8.11.04

Post Scriptum #401



Ivan Kadlecík
(Eslováquia, n. 1938)

(...) Assim sendo, o que nos resta? Nem mesmo o cepticismo nos ficou, embora dele façamos alarde. Como não acreditamos na possibilidade da verdade, nem acreditamos na necessidade da dúvida. Não temos em quantidade suficiente o cepticismo do descrente São Tomé, o qual precisou de tocar a realidade com o dedo: os nossos toques são mediados. Percepcionamos através das luvas de poliéster que são as convenções, as frases feitas, os clichés do pensamento, através dos resquícios esfarelados de pensamentos alheios. A verdade depois é aquilo que é anunciado e que recebemos pronto a usar neste ou naquele embrulho que na maior parte dos casos está pintado com as cores garridas da publicidade a fim de bem se vender.
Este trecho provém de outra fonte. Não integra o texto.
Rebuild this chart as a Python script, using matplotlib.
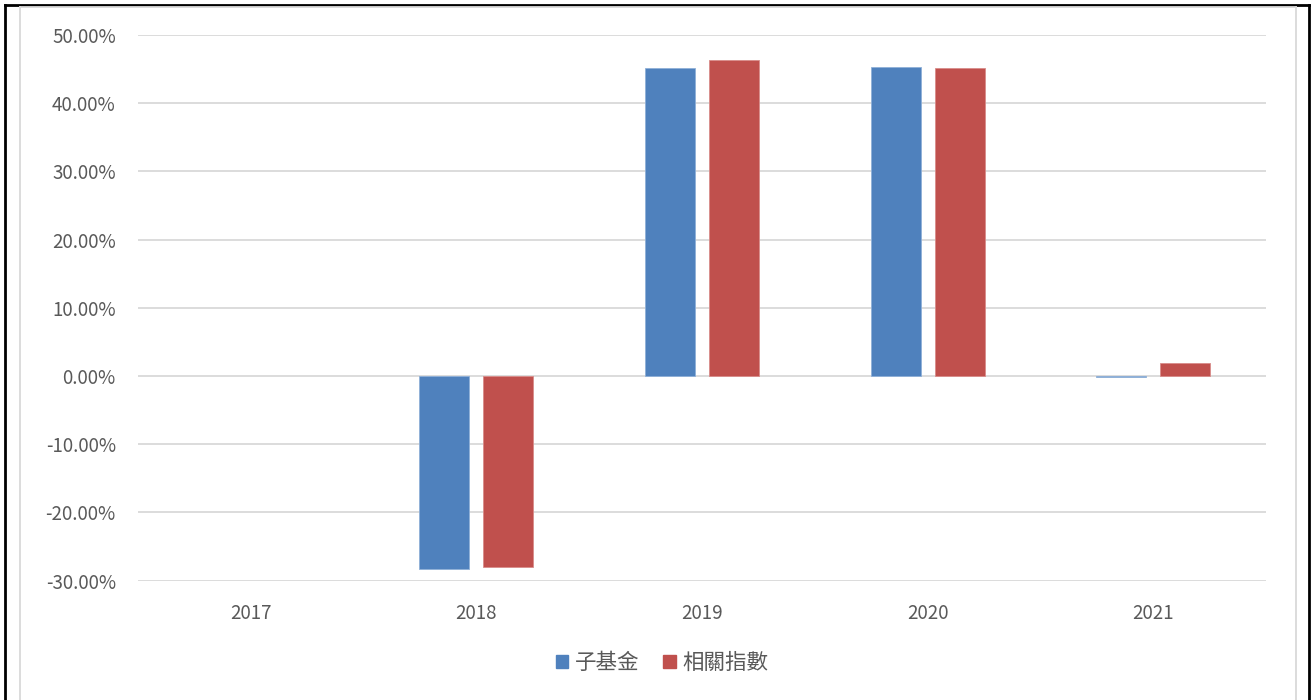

E assim transformamos em mercadoria mesmo a própria realidade, mesmo a acção, mesmo o acontecimento e o acto. De que outro modo podemos explicar a nós próprios um fenómeno em que o saudoso Sören Kierkegaard reparou já há bastante tempo, nomeadamente que em todo o lado no mundo, onde alguma necessidade esperava o seu acto e a sua acção, a primeira coisa que as pessoas fazem é estabelecerem uma comissão, associação, algum comité ou colégio e similares, até mesmo naqueles casos em que nada nem ninguém o exige, e, antes de mais, dotarem a mesma ou o mesmo do que mais importa: uma designação, um nome. É com este que em seguida acenamos, e a este acenar e a esta azáfama é que chamamos de actividade. (...)

"Rapsódias e Miniaturas", ed. Cavalo de Ferro/ Grande Reportagem, 2004. Tradução de Lumir Nahodil.